The next two lines define the automatic behavior of the script under certain conditions.
The autostart option tells Supervisor that this program should be started when the system boots. Setting this to false will require a manual start following any system shutdown.
autorestart defines how Supervisor should manage the program in the event that it exits:

false tells Supervisor not to ever restart the program after it exits.
true tells Supervisor to always restart the program after it exits.
unexpected tells Supervisor to only restart the program if it exits with an unexpected error code (by default anything other than codes 0 or 2). To learn more about error codes, look into the errno command.


The final two lines define the locations of the two main log files for the program. As suggested by the option names, stdout and stderr will be directed to the stdout_logfile and stderr_logfile locations respectively. The specified directories must already exist, as Supervisor will not attempt to create any missing directories.
The configuration we have created here is a minimal template for a Supervisor program. The Supervisor documentation lists many more optional configuration options that are available to tune how programs are run.
Once our configuration file is created and saved, we can inform Supervisor of our new program through the supervisorctl command. First we tell Supervisor to look for any new or changed program configurations in the /etc/supervisor/conf.d directory with:

sudo supervisorctl reread

idle: available

Followed by telling it to enact any changes with:

sudo supervisorctl update

idle: added process group

Any time you make a change to any program configuration file, running the two previous commands will bring the changes into effect.
At this point our program should now be running. We can check its output by looking at the output log file:

sudo tail /var/log/idle.out.log

Sat Nov 20 22:21:22 UTC 2021
Sat Nov 20 22:21:23 UTC 2021
Sat Nov 20 22:21:24 UTC 2021
Sat Nov 20 22:21:25 UTC 2021
Sat Nov 20 22:21:26 UTC 2021
Sat Nov 20 22:21:27 UTC 2021
Sat Nov 20 22:21:28 UTC 2021
Sat Nov 20 22:21:29 UTC 2021
Sat Nov 20 22:21:30 UTC 2021
Sat Nov 20 22:21:31 UTC 2021

Next, we’ll cover some other usage of Supervisor.

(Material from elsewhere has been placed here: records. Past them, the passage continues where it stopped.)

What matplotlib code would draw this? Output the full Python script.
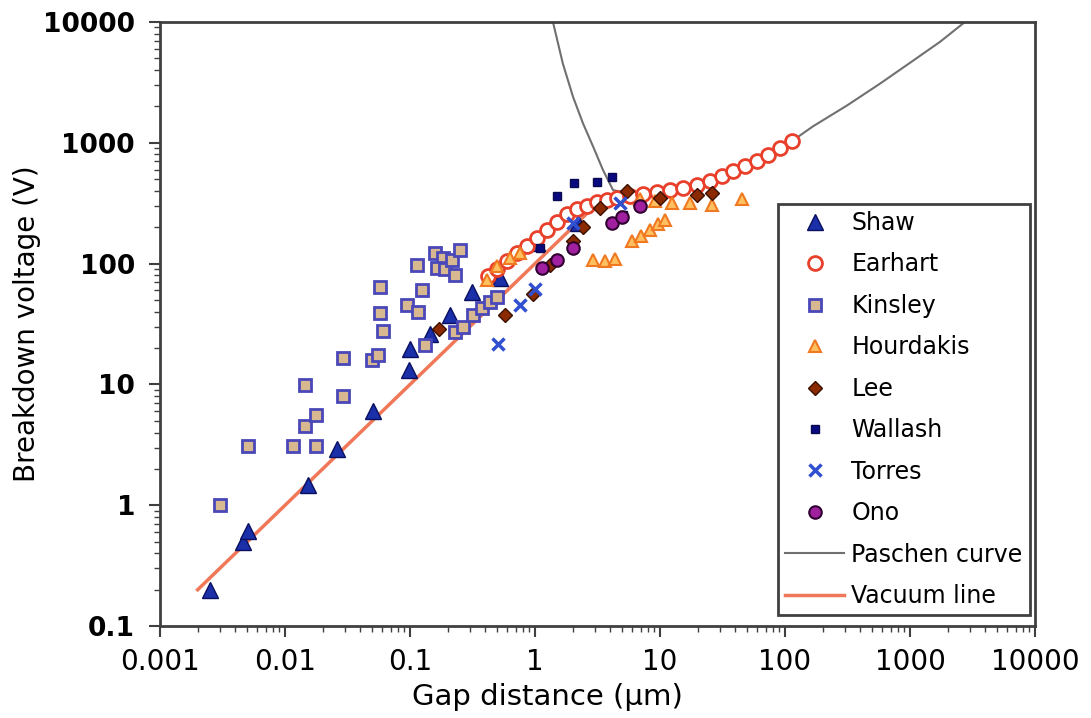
import numpy as np
import matplotlib
matplotlib.use("Agg")
import matplotlib.pyplot as plt
from matplotlib.ticker import FuncFormatter, LogLocator

# gap distance (um) / breakdown voltage (V)
shaw_x = [0.0025, 0.0046, 0.0051, 0.0153, 0.026, 0.051, 0.098, 0.10, 0.145, 0.209, 0.313, 0.525, 1.04, 2.21]
shaw_y = [0.20, 0.50, 0.61, 1.48, 2.9, 6.0, 13.1, 19.5, 25.9, 37.8, 58.6, 76.4, 148, 217]

earhart_x = [0.421, 0.497, 0.597, 0.718, 0.863, 1.04, 1.25, 1.50, 1.80, 2.17, 2.61, 3.13, 3.77, 4.53,
             5.75, 7.31, 9.46, 12.0, 15.3, 19.8, 25.1, 31.3, 38.4, 47.9, 59.7, 73.1, 91.2, 114]
earhart_y = [79, 91, 105, 123, 140, 163, 190, 221, 257, 283, 299, 323, 336, 348,
             362, 376, 390, 405, 421, 446, 481, 528, 581, 640, 703, 787, 899, 1028]

kinsley_x = [0.0030, 0.0051, 0.0116, 0.0177, 0.0145, 0.0177, 0.0145, 0.029, 0.029, 0.050, 0.0555, 0.061,
             0.0575, 0.0575, 0.095, 0.116, 0.125, 0.114, 0.158, 0.184, 0.164, 0.191, 0.217, 0.251, 0.229,
             0.132, 0.229, 0.265, 0.319, 0.377, 0.437, 0.497]
kinsley_y = [1.0, 3.1, 3.1, 3.1, 4.5, 5.6, 9.8, 8.0, 16.7, 15.8, 17.4, 27.9,
             39.3, 64.4, 45.8, 40.1, 60.8, 97.7, 123, 112, 92.3, 90.6, 107, 130, 80.9,
             21.0, 26.9, 29.6, 37.8, 43.2, 48.4, 53.3]

hourdakis_x = [0.413, 0.497, 0.631, 0.759, 2.91, 3.63, 4.37, 5.97, 7.05, 8.32, 9.64, 11.0,
               6.92, 9.12, 12.5, 17.4, 26.1, 45.3]
hourdakis_y = [73.6, 95.9, 112, 123, 107, 105, 110, 154, 169, 190, 213, 230,
               342, 329, 317, 317, 305, 342]

lee_x = [0.171, 0.575, 0.964, 1.32, 2.01, 2.42, 3.31, 5.44, 10.0, 19.8, 26.1]
lee_y = [28.5, 37.8, 56.4, 97.7, 154, 201, 288, 398, 348, 369, 383]

wallash_x = [1.10, 1.50, 2.05, 3.13, 4.13, 5.06]
wallash_y = [135, 362, 463, 472, 519, 252]

torres_x = [0.506, 0.759, 1.0, 2.01, 4.79]
torres_y = [21.4, 45.8, 61.9, 217, 317]

ono_x = [1.14, 1.50, 2.01, 4.13, 4.97, 6.92]
ono_y = [92.3, 107, 135, 217, 243, 299]

paschen_x = [1.39, 1.67, 2.01, 2.42, 2.91, 3.50, 4.21, 8.32, 20.9, 52.5, 116, 167, 313, 575, 1057, 1738, 2754]
paschen_y = [10000, 4510, 2410, 1445, 933, 593, 405, 355, 421, 652, 1047, 1365, 2033, 3083, 4775, 6840, 10000]

vacuum_x = [0.002, 3.0]
vacuum_y = [0.2, 300]

fig = plt.figure(figsize=(10.91, 7.18), dpi=100)
ax = fig.add_axes([0.1467, 0.128, 0.802, 0.8415])

ax.plot(shaw_x, shaw_y, '^', ms=12, color='#1a2fa8', mec='#0a1060', mew=1, label='Shaw', zorder=3)
ax.plot(earhart_x, earhart_y, 'o', ms=10, mfc='white', mec='#e8402a', mew=2, label='Earhart', zorder=3)
ax.plot(kinsley_x, kinsley_y, 's', ms=8, mfc='#d8b890', mec='#4a48b8', mew=2, label='Kinsley', zorder=3)
ax.plot(hourdakis_x, hourdakis_y, '^', ms=9, mfc='#ffc060', mec='#f07820', mew=1.5, label='Hourdakis', zorder=4)
ax.plot(lee_x, lee_y, 'D', ms=7, color='#8b2a00', mec='#3a1000', mew=1, label='Lee', zorder=4)
ax.plot(wallash_x, wallash_y, 's', ms=6, color='#0a0a80', mec='#0a0a50', label='Wallash', zorder=4)
ax.plot(torres_x, torres_y, 'x', ms=9, color='#3050d0', mew=2.5, label='Torres', zorder=4)
ax.plot(ono_x, ono_y, 'o', ms=9, color='#a020a0', mec='#300030', mew=1.5, label='Ono', zorder=4)
ax.plot(paschen_x, paschen_y, '-', color='#707070', lw=1.5, label='Paschen curve', zorder=2)
ax.plot(vacuum_x, vacuum_y, '-', color='#f07858', lw=2.5, label='Vacuum line', zorder=2)

ax.set_xscale('log')
ax.set_yscale('log')
ax.set_xlim(0.001, 10000)
ax.set_ylim(0.1, 10000)

fmt = FuncFormatter(lambda v, p: '{:g}'.format(v))
ax.xaxis.set_major_formatter(fmt)
ax.yaxis.set_major_formatter(fmt)
ax.xaxis.set_minor_locator(LogLocator(base=10, subs=np.arange(2, 10)))
ax.yaxis.set_minor_locator(LogLocator(base=10, subs=np.arange(2, 10)))

for s in ax.spines.values():
    s.set_color('#404040')
    s.set_linewidth(2)
ax.tick_params(which='major', direction='out', length=8, width=1.5, color='#404040')
ax.tick_params(which='minor', direction='out', length=4, width=1, color='#404040')
ax.tick_params(axis='x', labelsize=20, pad=8)
ax.tick_params(axis='y', labelsize=19, pad=10)
for t in ax.get_yticklabels():
    t.set_fontweight('bold')

ax.set_xlabel('Gap distance (μm)', fontsize=21)
ax.xaxis.set_label_coords(0.443, -0.095)
ax.set_ylabel('Breakdown voltage (V)', fontsize=20)
ax.yaxis.set_label_coords(-0.136, 0.5)

leg = ax.legend(loc='lower right', bbox_to_anchor=(0.994, 0.018), borderaxespad=0,
                fontsize=17, labelspacing=0.74, handlelength=2.5, handletextpad=0.3,
                fancybox=False, edgecolor='#404040', framealpha=1, borderpad=0.3)
leg.get_frame().set_linewidth(2)

plt.savefig('out.png', dpi=100)
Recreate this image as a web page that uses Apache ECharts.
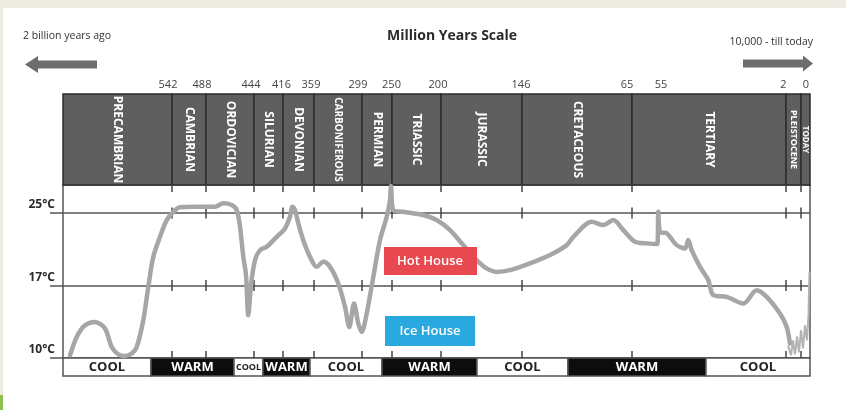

Step 3 – Managing Programs>

Step 3 – Managing Programs #

Beyond running programs, you will want to stop, restart, or see their status. The supervisorctl program, which we used in Step 2, also has an interactive mode which we can use to control our programs.
To enter the interactive mode, run supervisorctl with no arguments:

sudo supervisorctl

idle                      RUNNING    pid 12614, uptime 1:49:37

supervisorctl will initially print the status and uptime of all configured programs, followed by its command prompt. Entering help will reveal all of its available commands:

supervisor> help

default commands (type help <topic>):
add    clear  fg        open  quit    remove  restart   start   stop  update
avail  exit   maintail  pid   reload  reread  shutdown  status  tail  version

You can start or stop a program with the associated commands followed by the program name:

supervisor> stop idle

idle: stopped
supervisor> start idle

idle: started

Using the tail command, you can view the most recent entries in the stdout and stderr logs for your program:

supervisor> tail idle

Sun Nov 21 00:36:10 UTC 2021
Sun Nov 21 00:36:11 UTC 2021
Sun Nov 21 00:36:12 UTC 2021
Sun Nov 21 00:36:13 UTC 2021
Sun Nov 21 00:36:14 UTC 2021
Sun Nov 21 00:36:15 UTC 2021
Sun Nov 21 00:36:17 UTC 2021
supervisor> tail idle stderr


Using status you can view again the current execution state of each program after making any changes:

supervisor> status

idle                      STOPPED    Nov 21 01:07 AM

Finally, you can exit supervisorctl with Ctrl+C or by entering quit into the prompt:

supervisor> quit


Conclusion #

In this tutorial, you learned how to install and manage Supervisor. As mentioned, Supervisor is very lightweight by modern standards, but it continues to be well-maintained, and it can be a useful tool for smaller deployments. It is also a low-maintenance and self-contained way of generating logs as a component part of a larger deployment.
If you’re running multiple small apps that need to be web accessible, you may also want to read about configuring Nginx as a reverse proxy, which is another fundamental component of small, reusable deployments.